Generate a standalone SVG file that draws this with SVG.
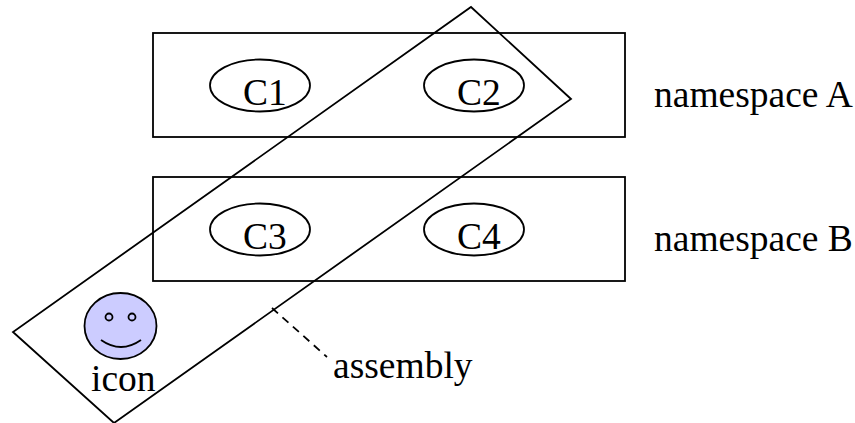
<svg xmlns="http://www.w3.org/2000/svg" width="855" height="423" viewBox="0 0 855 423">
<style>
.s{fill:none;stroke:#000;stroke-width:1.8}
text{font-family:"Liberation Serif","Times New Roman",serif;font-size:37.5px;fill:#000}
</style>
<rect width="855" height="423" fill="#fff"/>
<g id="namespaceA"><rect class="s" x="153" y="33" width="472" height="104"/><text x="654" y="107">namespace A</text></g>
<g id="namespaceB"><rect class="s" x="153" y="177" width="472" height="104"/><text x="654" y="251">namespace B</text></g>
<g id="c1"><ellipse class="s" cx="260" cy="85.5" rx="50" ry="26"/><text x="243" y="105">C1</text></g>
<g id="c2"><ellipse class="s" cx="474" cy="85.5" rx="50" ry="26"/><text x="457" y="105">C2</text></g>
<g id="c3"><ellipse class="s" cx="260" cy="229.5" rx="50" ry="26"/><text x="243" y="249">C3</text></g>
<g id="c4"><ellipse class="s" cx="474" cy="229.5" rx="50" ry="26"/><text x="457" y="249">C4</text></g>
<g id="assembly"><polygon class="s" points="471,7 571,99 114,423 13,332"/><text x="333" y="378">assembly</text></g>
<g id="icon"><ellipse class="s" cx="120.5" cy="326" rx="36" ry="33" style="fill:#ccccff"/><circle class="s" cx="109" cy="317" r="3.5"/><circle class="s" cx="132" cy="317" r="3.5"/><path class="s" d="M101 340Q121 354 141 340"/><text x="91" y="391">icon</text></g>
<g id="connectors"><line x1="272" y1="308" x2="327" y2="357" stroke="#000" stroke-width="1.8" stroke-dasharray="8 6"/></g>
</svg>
^^^^
*Work to do*
Retype the data above exactly; pictures are not part of the copy.

*Solution*
Generate a standalone SVG file that draws this with SVG.
<svg xmlns="http://www.w3.org/2000/svg" width="855" height="423" viewBox="0 0 855 423">
<style>
.s{fill:none;stroke:#000;stroke-width:1.8}
text{font-family:"Liberation Serif","Times New Roman",serif;font-size:37.5px;fill:#000}
</style>
<rect width="855" height="423" fill="#fff"/>
<g id="namespaceA"><rect class="s" x="153" y="33" width="472" height="104"/><text x="654" y="107">namespace A</text></g>
<g id="namespaceB"><rect class="s" x="153" y="177" width="472" height="104"/><text x="654" y="251">namespace B</text></g>
<g id="c1"><ellipse class="s" cx="260" cy="85.5" rx="50" ry="26"/><text x="243" y="105">C1</text></g>
<g id="c2"><ellipse class="s" cx="474" cy="85.5" rx="50" ry="26"/><text x="457" y="105">C2</text></g>
<g id="c3"><ellipse class="s" cx="260" cy="229.5" rx="50" ry="26"/><text x="243" y="249">C3</text></g>
<g id="c4"><ellipse class="s" cx="474" cy="229.5" rx="50" ry="26"/><text x="457" y="249">C4</text></g>
<g id="assembly"><polygon class="s" points="471,7 571,99 114,423 13,332"/><text x="333" y="378">assembly</text></g>
<g id="icon"><ellipse class="s" cx="120.5" cy="326" rx="36" ry="33" style="fill:#ccccff"/><circle class="s" cx="109" cy="317" r="3.5"/><circle class="s" cx="132" cy="317" r="3.5"/><path class="s" d="M101 340Q121 354 141 340"/><text x="91" y="391">icon</text></g>
<g id="connectors"><line x1="272" y1="308" x2="327" y2="357" stroke="#000" stroke-width="1.8" stroke-dasharray="8 6"/></g>
</svg>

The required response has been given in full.